Playing for nearly five hours without a score, Lifschitz offered an awesome pianistic display of Baroque musical architecture on the most exalted level. Here was great artistry and probing intellect wedded to Bach’s remarkable exploration of every major and minor key in the Western classical music canon.
Lifschitz has long been identified with the music of Bach. (He recorded the Goldberg Variations when he was only 16 years old.) His limpid, elegant performances of this repertoire were imbued with strong artistic personality. Slow sections were often dreamy, played in a soft, beguiling pianissimo. Fast movements became rapidly articulated bravura displays.
Yet Lifschitz displayed an incredible sense of musical line and structure. Fugal melodic lines were always clearly delineated. Contrapuntal textures that are often murky or obscured emerged with lithe clarity.
The pianist’s springy rhythms could dance off the keyboard, even in Bach’s most complex figurations. His sense of tonal coloration and textural richness was a constant source of delight. Familiar melodies were reinvented, freshly scrubbed and allowed to glisten under Lifschitz’s pearly tone and cyclorama of iridescent hues.
Lifschitz’s command of the instrument is beyond technique. His incisive articulation of the complex writing for left hand and attention to inner voicings paid musical dividends through artistry of the highest order.
On Monday 16 year old piano prodigy Kit Armstrong had a hard act to follow but offered some remarkable playing nonetheless. A student at London’s Royal College of Music, Armstrong counts Alfred Brendel among his teachers.
Opening with an agile, light and lively reading of Bach’s Italian Concerto, Armstrong exquisitely sculpted the divine melody of the Andante and brought sprightly energy to the final Presto.
His Mozart was less impressive, rather cool and overly deliberate. Armstrong exuded power and vivid instrumental color in a splendidly characterful reading of Beethoven’s Six Variations on an Original Theme.
The pianist’s own Reflections seemed crafted from a theory textbook but he offered a plethora of tonal colors and sensitive swaths of impressionistic light in Debussy’s Estampes and Pagodes.
Armstrong’s Chopin resounded with the grand line of lyrical expressivity. The Ballade No.4 was dark, romantic, impassioned – the essence of this composer’s tempestuous scores.
Dizzying pianistic flights abounded at the concluding Concerto Night on Tuesday.
The Miami International Piano Festival Orchestra offered solid, expertly tailored support under the astute baton of William Noll.
From the imposing opening chords to the dazzling tarantella conclusion, 15 year old Sijing Ye commanded Saint-Saens’ Piano Concerto No.2 in G minor. Her light as a feather articulation of the Allegro scherzando danced elegantly while the rapid fire fest of the finale dazzled with sheer speed and accuracy. Currently a student at Julliard’ s pre-college division, this dynamic young pianist is a talent to watch.
Brahms’ monumental Concerto No.1 in D minor has defeated more than one soloist.

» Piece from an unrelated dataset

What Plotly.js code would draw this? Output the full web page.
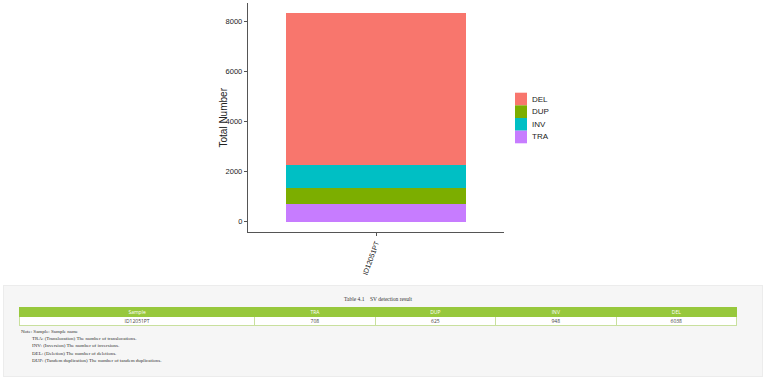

But Croatian born Kemal Gekic offered a deeply personal interpretation that rang with the incendiary spirit of the composer’s youthful impetuosity.
With Noll providing insightful leadership, the eloquent diaologue of the first movement was lovingly shaped. For all his fleet fingers and head long power, Gekic waxed lyrical in the noble Adagio, sustaining the long limbed line amidst the softest of tones.
Gekic played the final Rondo faster than any other pianist in memory; his hands cascading across the keyboard in a visual blur. With stunning arpeggios delivered with deft clarity, Gekic spiced his powerhouse rendition with a vivid touch of Hungarian paprika and Brahmsian languor.